Find two points and one angle so that cone intersects the $xy$-plane in the parabola $y=x^2$ Find $\vec{p}\in \mathbb{R}^3$, $\vec{u}\in S^2$ and $\phi \in \left(0, \frac{\pi}{2}\right)$ such that the cone $C(\vec{p}, \vec{u}, \phi)$ intersects the $xy$-plane in the parabola $y=x^2$.
What I'm trying to do is the following:
(1) Pick point $\vec{p}=(0,0,h)$, pick $\phi = \frac{\pi}{4}$ (to be adjusted later as needed).
(2) The definition of the cone is as follows:
$$C=C(\vec{p}, \vec{u}, \phi)=\left\{\vec{x}\in \mathbb{R}^3:|(\vec{x}-\vec{p})\cdot \vec{u}|=|\vec{x}-\vec{p}|\cos\phi\right\},$$
so we have
$$\left((x,y,-h)\cdot (u,v,w)\right)^2=\left(x^2+y^2+h^2\right)\cos^2\phi=\frac12\left(x^2+y^2+h^2\right),$$
so that $$\left(xu+yv-hw\right)^2 = \frac12\left(x^2+y^2+h^2\right)$$
Now I'm lost. How can I now check whether or not my cone intersects the $xy$-plane in the parabola $y=x^2$?
I can probably substitute $y=x^2$ into $\frac12\left(x^2+y^2+h^2\right)$ to get $$\frac12\left(x^2+y^2+h^2\right)=\frac12\left(x^2+x^4+h^2\right)$$
But then what next?
 A: I'll show here a more geometric approach.

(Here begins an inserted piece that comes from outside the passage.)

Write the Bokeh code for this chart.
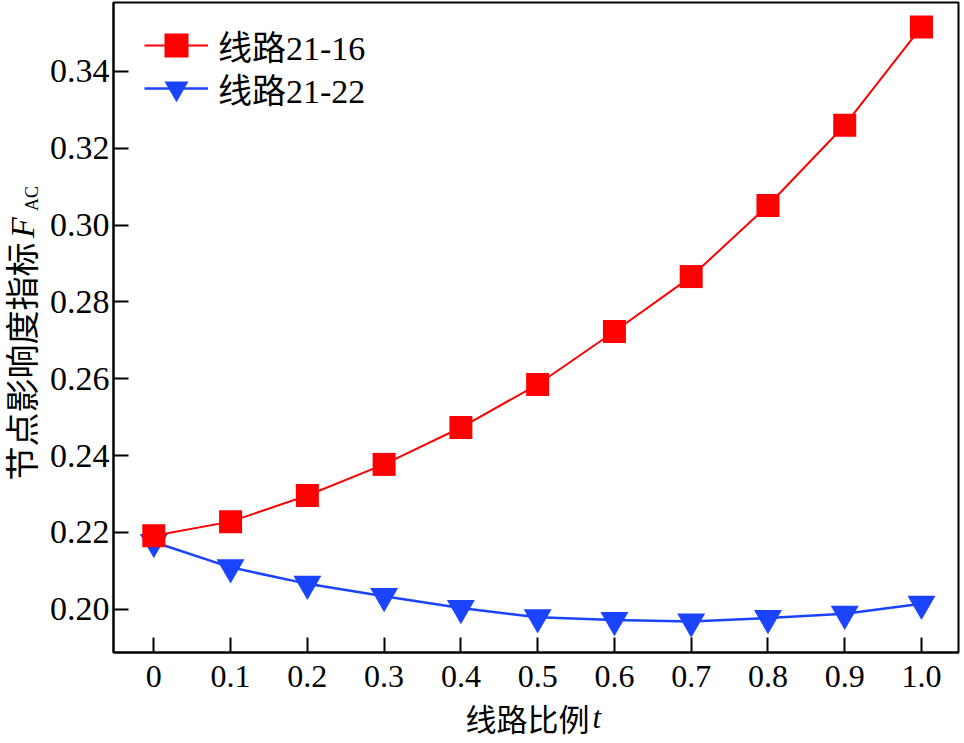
import math
from bokeh.plotting import figure
from bokeh.layouts import row, column
from bokeh.models import Range1d, FixedTicker, Legend, LegendItem
from bokeh.core.properties import value
from bokeh.embed import file_html
from bokeh.resources import INLINE

# ---- data ----
t_values = [0.0, 0.1, 0.2, 0.3, 0.4, 0.5, 0.6, 0.7, 0.8, 0.9, 1.0]
line_21_16 = [0.2191, 0.2228, 0.2296, 0.2377, 0.2473, 0.2585, 0.2723, 0.2866, 0.3051, 0.3260, 0.3516]
line_21_22 = [0.2175, 0.2109, 0.2066, 0.2034, 0.2003, 0.1979, 0.1972, 0.1968, 0.1977, 0.1988, 0.2014]
series_names = ["线路21-16", "线路21-22"]

x_ticks = [0.0, 0.1, 0.2, 0.3, 0.4, 0.5, 0.6, 0.7, 0.8, 0.9, 1.0]
x_tick_labels = ["0", "0.1", "0.2", "0.3", "0.4", "0.5", "0.6", "0.7", "0.8", "0.9", "1.0"]
y_ticks = [0.20, 0.22, 0.24, 0.26, 0.28, 0.30, 0.32, 0.34]
y_tick_labels = ["0.20", "0.22", "0.24", "0.26", "0.28", "0.30", "0.32", "0.34"]

x_title = "线路比例"
x_title_var = "t"
y_title = "节点影响度指标"
y_title_var = "F"
y_title_sub = "AC"

SERIF = "Liberation Serif"
CJK = "Noto Sans CJK SC"
MIXED = "'Liberation Serif', 'Noto Sans CJK SC'"
RED = "#FF0000"
BLUE = "#1A44FF"

LEFT_W = 42      # strip holding the y title
BOTTOM_H = 43    # strip holding the x title
TOTAL_W, TOTAL_H = 964, 743
MAIN_W, MAIN_H = TOTAL_W - LEFT_W, TOTAL_H - BOTTOM_H
FRAME_TOP, FRAME_BOTTOM = 2, 652   # frame edges (pixels from the top) shared by the row

# ---- main chart ----
p = figure(width=MAIN_W, height=MAIN_H, output_backend="svg", toolbar_location=None,
           x_range=Range1d(-0.0525, 1.0482), y_range=Range1d(0.18873, 0.35795),
           min_border_left=71, min_border_right=6, min_border_top=FRAME_TOP,
           min_border_bottom=MAIN_H - FRAME_BOTTOM)
p.background_fill_color = "white"
p.border_fill_color = "white"
p.outline_line_color = "black"
p.outline_line_width = 2
p.xgrid.visible = False
p.ygrid.visible = False

for ax, ticks, labels, standoff, fsize in ((p.xaxis[0], x_ticks, x_tick_labels, 13, "32px"),
                                           (p.yaxis[0], y_ticks, y_tick_labels, 4, "34px")):
    ax.ticker = FixedTicker(ticks=ticks)
    ax.major_label_overrides = dict(zip(ticks, labels))
    ax.major_tick_in = 15
    ax.major_tick_out = 0
    ax.minor_tick_in = 0
    ax.minor_tick_out = 0
    ax.axis_line_width = 2
    ax.axis_line_color = "black"
    ax.major_tick_line_width = 2
    ax.major_tick_line_color = "black"
    ax.major_label_text_font = SERIF
    ax.major_label_text_font_size = fsize
    ax.major_label_text_color = "black"
    ax.major_label_standoff = standoff

# series (blue drawn first so the red square covers it at t=0)
bl = p.line(t_values, line_21_22, line_color=BLUE, line_width=2.5)
bs = p.scatter(t_values, line_21_22, marker="inverted_triangle", size=28,
               fill_color=BLUE, line_color=BLUE, line_width=0)
rl = p.line(t_values, line_21_16, line_color=RED, line_width=2)
rs = p.scatter(t_values, line_21_16, marker="square", size=23,
               fill_color=RED, line_color=RED, line_width=0)

legend_style = dict(padding=0, margin=0, spacing=0, glyph_width=64, glyph_height=60,
                    label_height=30, label_standoff=10, label_text_font=MIXED,
                    label_text_font_size="34px", label_text_color="black",
                    border_line_color=None, background_fill_alpha=0)
leg1 = Legend(items=[LegendItem(label=series_names[0], renderers=[rl, rs])],
              location=(31, 577), **legend_style)
leg2 = Legend(items=[LegendItem(label=series_names[1], renderers=[bl, bs])],
              location=(31, 534), **legend_style)
p.add_layout(leg1, "center")
p.add_layout(leg2, "center")

# ---- y title strip: its frame is aligned with the main frame (rows 2..652),
#      so the range is set for data y = MAIN_H - pixel row ----
yt = figure(width=LEFT_W, height=MAIN_H, output_backend="svg", toolbar_location=None,
            x_range=Range1d(0, LEFT_W), y_range=Range1d(MAIN_H - FRAME_BOTTOM, MAIN_H - FRAME_TOP),
            x_axis_location=None, y_axis_location=None,
            min_border_left=0, min_border_right=0, min_border_top=FRAME_TOP,
            min_border_bottom=MAIN_H - FRAME_BOTTOM)
yt.outline_line_color = None
yt.xgrid.visible = False
yt.ygrid.visible = False
yt.text(x=[20], y=[MAIN_H - 361], text=[y_title], angle=math.pi / 2,
        text_font=value(CJK), text_font_size="34px", text_align="center",
        text_baseline="middle", text_color="black")
yt.text(x=[22], y=[MAIN_H - 227], text=[y_title_var], angle=math.pi / 2,
        text_font=value(SERIF), text_font_style="italic", text_font_size="34px",
        text_align="center", text_baseline="middle", text_color="black")
yt.text(x=[31], y=[MAIN_H - 198], text=[y_title_sub], angle=math.pi / 2,
        text_font=value(SERIF), text_font_size="18px", text_align="center",
        text_baseline="middle", text_color="black")

# ---- x title strip ----
xt = figure(width=TOTAL_W, height=BOTTOM_H, output_backend="svg", toolbar_location=None,
            x_range=Range1d(0, TOTAL_W), y_range=Range1d(0, BOTTOM_H),
            x_axis_location=None, y_axis_location=None,
            min_border_left=0, min_border_right=0, min_border_top=0, min_border_bottom=0)
xt.outline_line_color = None
xt.xgrid.visible = False
xt.ygrid.visible = False
xt.text(x=[465], y=[BOTTOM_H - 17], text=[x_title], text_font=value(CJK),
        text_font_size="31px", text_align="left", text_baseline="middle", text_color="black")
xt.text(x=[592], y=[BOTTOM_H - 17], text=[x_title_var], text_font=value(SERIF),
        text_font_style="italic", text_font_size="31px", text_align="left",
        text_baseline="middle", text_color="black")

layout = column(row(yt, p), xt)
open("out.html", "w").write(file_html(layout, INLINE))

Let $V$ be the cone vertex (your $\vec p$), which by symmetry lies on the $yz$-plane, and $A=(0,a,0)$ the point where the axis of the cone meets $y$-axis (see diagram below). If lines $VB$ and $VC$ are the intersections of the cone with the $yz$-plane, then it is well known that one of them ($VC$ in the diagram) must be parallel to the $y$-axis, if the intersection between cone and $xy$-plane has to be a parabola. That entails $OV=OA=a$.
Let the plane through $A$ and perpendicular to $VA$ intersect lines $VB$ and $VC$ at $B$ and $C$, and intersect the parabola at $D$ and $E$: we have of course $AB=AC=AD=AE$. From triangle $ABV$ we get $AB=2a\sin\phi$, while the equation of the parabola gives $AD=\sqrt{a}$. Equating these gives:
$$
\sin\phi={1\over2\sqrt{a}},
\quad\hbox{with}\quad
a\ge{1\over4}.
$$
All cones satisfying this relation will thus intersect the $xy$-plane along the given parabola, every choice of $a$ or $\phi$ giving a different cone. 

EDIT 1.
From the discussion above, it is straightforward to find the coordinates of $V$:
$$
V=(0,-a\cos2\phi,\pm a\sin2\phi)
$$
where the $\pm$ accounts for the cone reflected about the $xy$-plane, which is also a valid solution. Inserting here $a=1/(4\sin^2\phi)$, and taking into account that $\vec p=V-O=V$, we get:
$$
\vec p=\left(0,{1-\cot^2\phi\over4},\pm {\cot\phi\over2}\right).
$$
Vector $\vec u$, on the other hand, is nothing but the direction of $A-V$, thus:
$$
\vec u=(0,\cos\phi,\mp\sin\phi).
$$
EDIT 2.
If you want to solve the question using your vector setting, then you can observe that by symmetry vectors $\vec p$ and $\vec u$ lie on the $yz$-plane. We can thus set $\vec p=(0,p_y,p_z)$, $\vec u=(0,\cos\alpha,\sin\alpha)$.
To find $p_y$, $p_z$ and $\alpha$ as a function of $\phi$, you can then apply the definition of cone to a point $\vec x$ of the given parabola, that is: $\vec x=(x,x^2,0)$. The equation you get is then:
$$
(x,x^2-p_y,-p_z)\cdot(0,\cos\alpha,\sin\alpha)=
\cos\phi\sqrt{x^2+(x^2-p_y)^2+p_z^2}.
$$
After squaring both sides you end up with a polynomial equation in $x$, which must hold for any value of $x$. That means the coefficients of powers of $x$ with the same exponent must be the same on both sides: that will allow you to find expressions for $p_y$, $p_z$ and $\alpha$.